Very nice! I received the notification of this contest via LinkedIn.
I have a couple good examples of when I've used Wireshark to resolve an issue on my network and they're both good but since the rules called for only one I'll just pick one.

About a year or so ago while I was working as a contractor for a major computer processor manufacturing company one of the factory managers contacted me about an issue they were having with a specific tool in the factory. The details at first were sketchy but I did what I always did and started with the basics.
The problem was that each morning around 3:00am this specific tool and only this specific tool would seemingly lose its network connection. It was become very sluggish/slow in passing data and finally just stop entirely with the applications throwing out all kinds of "lost connection" errors.
After tracing out the device to determine the switch port they were connected to I discovered that every morning right around 3:00am there were a lot of out-discards from a few switch ports (which all happened to share the same VLAN) including the port to the tool in question. Not finding any other issues on the switch port or the network in general I decided to see what was going on the wire at 3:00am that might cause this issue. (I suspected it was something with the specific configuration of the tool...)
So one early morning I headed into work and got my work-issued laptop all set up and Wireshark running sniffing the VLAN on that specific switch. I then sat back and just watched as the packets scrolled by. Sure enough, at 2:50am my laptop went absolutely crazy. The amount of traffic coming into Wireshark from the span port was *insane*. I had to pull the network cable from my laptop and even then it took a few minutes for the data which Wireshark had sniffed to save to the hard drive (my work latpop was pretty low-end).

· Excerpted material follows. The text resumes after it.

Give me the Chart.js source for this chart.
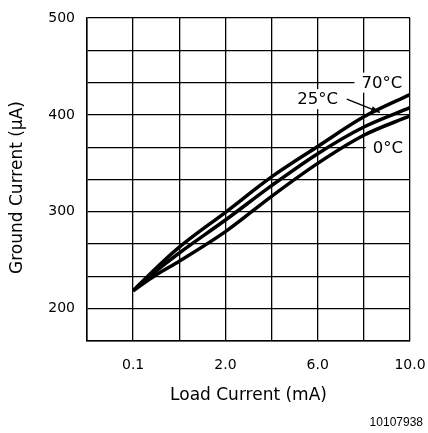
<!DOCTYPE html>
<html>
<head>
<meta charset="utf-8">
<script src="https://cdn.jsdelivr.net/npm/chart.js@4"></script>
<style>
  html, body { margin: 0; padding: 0; background: #fff; }
  canvas { display: block; }
</style>
</head>
<body>
<canvas id="c" width="428" height="433"></canvas>
<script>
// ---- data ----
const loadCurrent = [0.1, 0.575, 1.05, 2, 4, 6, 8, 10];            // mA
const ground70 = [218.5, 242, 263.5, 299.5, 336, 367.4, 398, 421];   // µA
const ground25 = [218.5, 239, 257.5, 291.5, 327, 360, 387.5, 407.5];
const ground0  = [218.5, 235, 249, 279.5, 316, 350, 379, 399];
const seriesNames = ['70°C', '25°C', '0°C'];

// axis ticks
const xTickLabels = ['0.1', '2.0', '6.0', '10.0'];
const xTickValues = [0.1, 2.0, 6.0, 10.0];   // mA at labelled grid lines
const xTickGridIndex = [1, 3, 5, 7];         // grid line index of each labelled value
const xGridCount = 7;
const yTickLabels = [200, 300, 400, 500];
const yMax = 500;
const yStep = 100 / 3;
const yRows = 10;
const yMin = yMax - yRows * yStep;

// non-uniform x axis: piecewise linear between labelled grid lines
function toAxis(mA) {
  let i = 0;
  while (i < xTickValues.length - 2 && mA > xTickValues[i + 1]) i++;
  const a = xTickValues[i], b = xTickValues[i + 1];
  const pa = xTickGridIndex[i], pb = xTickGridIndex[i + 1];
  return pa + (mA - a) * (pb - pa) / (b - a);
}

function pts(vals) { return loadCurrent.map((m, i) => ({ x: toAxis(m), y: vals[i] })); }

// curve labels (data coords: mA, µA)
const curveLabels = [
  { text: '70°C', x: 8.78, y: 433.3 },
  { text: '25°C', x: 6.0,  y: 416.3 },
  { text: '0°C',  x: 9.04, y: 365.7 }
];
const leader = { x1: 7.26, y1: 416.3, x2: 8.7, y2: 402.5 };

const FONT = '"DejaVu Sans", sans-serif';

const annot = {
  id: 'annot',
  beforeDatasetsDraw(chart) {
    const ctx = chart.ctx, xs = chart.scales.x, ys = chart.scales.y;
    ctx.save();
    ctx.font = '16.5px ' + FONT;
    ctx.textAlign = 'center';
    ctx.textBaseline = 'middle';
    const area = chart.chartArea;
    curveLabels.forEach(l => {
      const px = xs.getPixelForValue(toAxis(l.x));
      const py = ys.getPixelForValue(l.y);
      const w = ctx.measureText(l.text).width;
      let x0 = px - w / 2 - 7, x1 = px + w / 2 + 7;
      x1 = Math.min(x1, area.right - 1);
      ctx.fillStyle = '#fff';
      ctx.fillRect(x0, py - 10, x1 - x0, 20);
      ctx.fillStyle = '#000';
      ctx.fillText(l.text, px, py + 1);
    });
    // leader line with arrow
    const ax = xs.getPixelForValue(toAxis(leader.x1)), ay = ys.getPixelForValue(leader.y1);
    const bx = xs.getPixelForValue(toAxis(leader.x2)), by = ys.getPixelForValue(leader.y2);
    ctx.strokeStyle = '#000';
    ctx.lineWidth = 1.3;
    ctx.beginPath(); ctx.moveTo(ax, ay); ctx.lineTo(bx, by); ctx.stroke();
    const ang = Math.atan2(by - ay, bx - ax);
    ctx.beginPath();
    ctx.moveTo(bx, by);
    ctx.lineTo(bx - 9 * Math.cos(ang) + 3 * Math.sin(ang), by - 9 * Math.sin(ang) - 3 * Math.cos(ang));
    ctx.lineTo(bx - 9 * Math.cos(ang) - 3 * Math.sin(ang), by - 9 * Math.sin(ang) + 3 * Math.cos(ang));
    ctx.closePath();
    ctx.fillStyle = '#000';
    ctx.fill();
    ctx.restore();
  },
  afterDraw(chart) {
    const ctx = chart.ctx, area = chart.chartArea;
    ctx.save();
    ctx.fillStyle = '#000';
    ctx.font = '17px ' + FONT;
    ctx.textAlign = 'center';
    ctx.textBaseline = 'middle';
    ctx.translate(18, (area.top + area.bottom) / 2 + 8);
    ctx.rotate(-Math.PI / 2);
    ctx.fillText('Ground Current (µA)', 0, 0);
    ctx.restore();
    ctx.save();
    ctx.fillStyle = '#000';
    ctx.font = '12px "Liberation Sans", Arial, sans-serif';
    ctx.textAlign = 'right';
    ctx.textBaseline = 'middle';
    ctx.fillText('10107938', 423, 423);
    ctx.restore();
  }
};

const lineStyle = { borderColor: '#000', borderWidth: 3.5, pointRadius: 0, fill: false,
  tension: 0.4, cubicInterpolationMode: 'monotone', borderCapStyle: 'butt' };

new Chart(document.getElementById('c'), {
  type: 'line',
  data: {
    datasets: [
      Object.assign({ label: seriesNames[0], data: pts(ground70) }, lineStyle),
      Object.assign({ label: seriesNames[1], data: pts(ground25) }, lineStyle),
      Object.assign({ label: seriesNames[2], data: pts(ground0) }, lineStyle)
    ]
  },
  options: {
    responsive: false,
    animation: false,
    devicePixelRatio: 1,
    layout: { padding: { left: 0, right: 18, top: 18, bottom: 0 } },
    plugins: { legend: { display: false }, tooltip: { enabled: false } },
    scales: {
      x: {
        type: 'linear',
        min: 0, max: xGridCount,
        afterBuildTicks(s) { s.ticks = Array.from({ length: xGridCount + 1 }, (_, i) => ({ value: i })); },
        afterFit(s) { s.height = 92; s.paddingLeft = 0; s.paddingRight = 0; },
        grid: { color: '#000', lineWidth: 1.3, drawTicks: false },
        border: { color: '#000', width: 1.5 },
        ticks: {
          padding: 16, color: '#000', font: { family: FONT, size: 14 }, maxRotation: 0, autoSkip: false,
          callback(v) { const k = xTickGridIndex.indexOf(Math.round(v)); return k >= 0 ? xTickLabels[k] : ''; }
        },
        title: { display: true, text: 'Load Current (mA)', color: '#000',
          font: { family: FONT, size: 17 }, padding: { top: 0, bottom: 27 } }
      },
      y: {
        type: 'linear',
        min: yMin, max: yMax,
        afterBuildTicks(s) { s.ticks = Array.from({ length: yRows + 1 }, (_, i) => ({ value: yMin + i * yStep })); },
        afterFit(s) { s.width = 87; s.paddingTop = 0; s.paddingBottom = 0; },
        grid: { color: '#000', lineWidth: 1.3, drawTicks: false },
        border: { color: '#000', width: 1.5 },
        ticks: {
          padding: 12, color: '#000', font: { family: FONT, size: 14 }, autoSkip: false,
          callback(v) { const t = yTickLabels.find(l => Math.abs(l - v) < 0.5); return t !== undefined ? String(t) : ''; }
        }
      }
    }
  },
  plugins: [annot]
});
</script>
</body>
</html>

I saved the data I'd sniffed and headed up to my desk. After a few minutes of poking around I discovered what I felt to be the root cause. At 2:50am a production tool on the network (and the same VLAN as the tool having issues) began a *huge* file transfer. I emailed the findings to my customer and they right away figured out the problem.
This huge file transfer was a hard drive image being mirrored as part of a nightly backup. The script controlling the backup was broken and instead of deleting each days backup file it added a new one to the batch each day. So after a week they were mirroring just a ton of data across that VLAN.
They stopped the backup script the next morning and not a single problem. They fixed the script and allowed it to run the next morning and no issues.
That's it! I was quite satisfied that I was able to figure out the cause of the problem and help my customers fix their issues.